Students from Kings College have created a wonderful messaging machine - "the great grammatizor" on which you can create your very own coded message. The inspiration for the Kings College students was a story by Roald Dahl. I'm keeping my message a secret for now, but after a few glasses of wine I might reveal its contents. There are several multilayered options for encryption including Shakespeare.  Clearly I went for the full Monty and chose "absurd" as one of my options.

The selection of paintings is truly inspired and some have not been on public display in our lifetime (no matter what age you are).  To really get the best out of this exhibition I totally and utterly recommend that you go on one of the curator talk days.  I'll list the dates below, and giant plus ... they are free!  For me the curator talks turned the exhibition into pure magic.

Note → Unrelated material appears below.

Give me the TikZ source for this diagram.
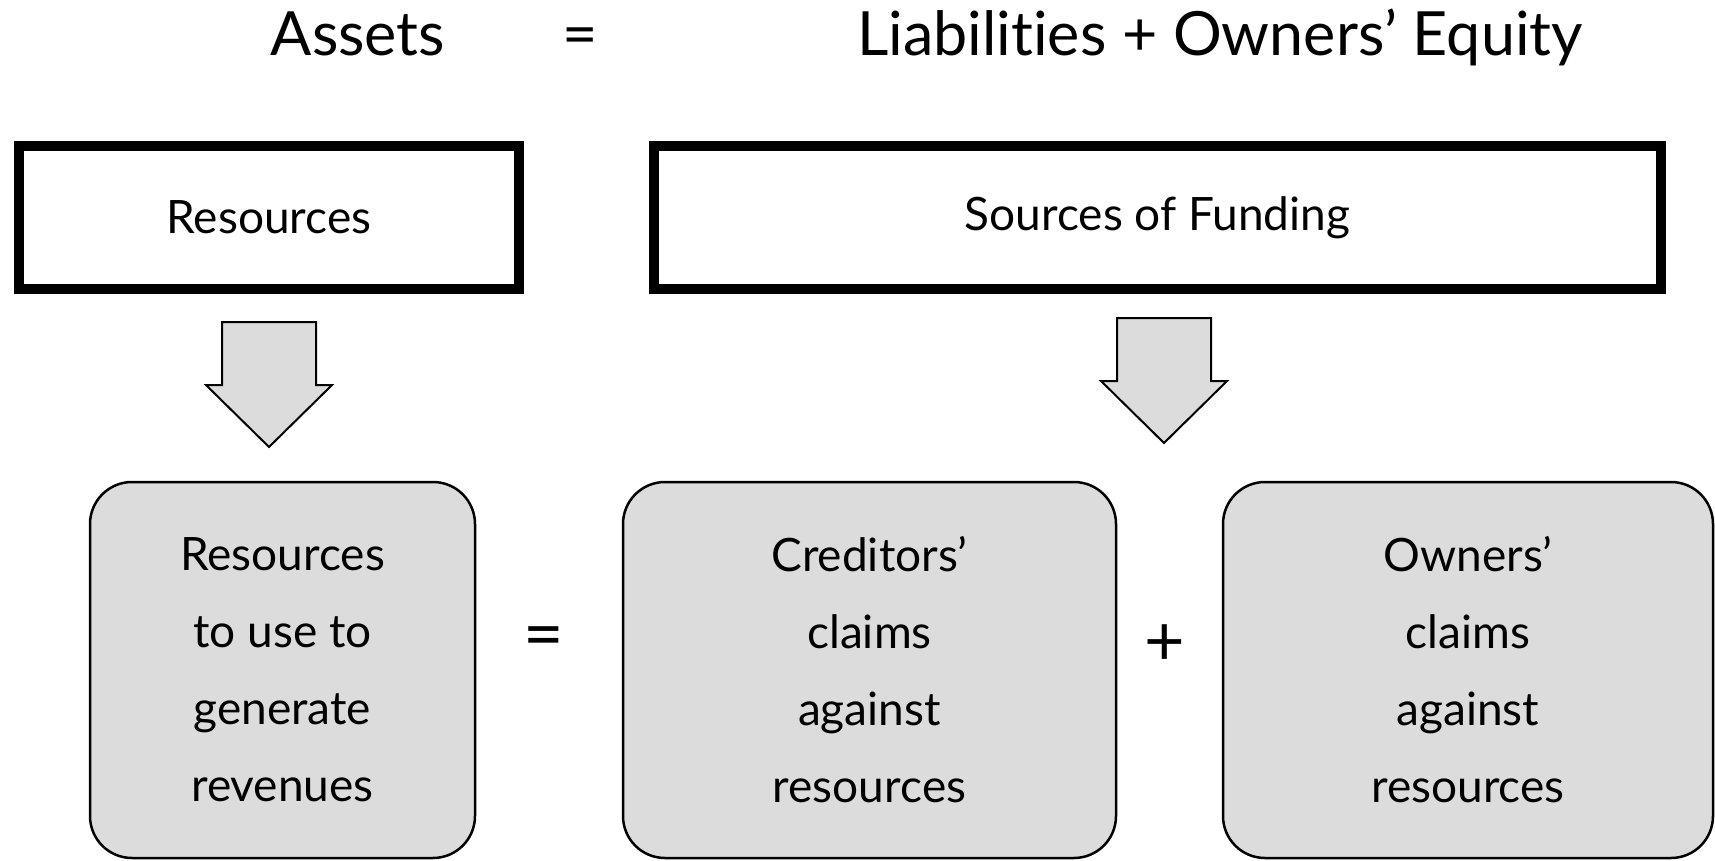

Exhibition - Victorians Decoded: Art and Telegraphy (open until 22 January 2017)
Venue - Guildhall Art Gallery
Curator talks and tours (free)

Curator talks will be held at the following on the days from 1pm:
  • Thursday 27 October
  • Thursday 24 November
  • Thursday 15 December
  • Thursday 19 January




4 comments:

Babzy B said...

Very interesting !!

bill burke said...

Sounds like a wonderful and interesting exhibition.

William Kendall said...

I would enjoy this exhibit!

Sharon Anck said...

Looks like I should come back! This sounds very interesting. My hotel sent me an email this morning urging me to come back for some holiday shopping.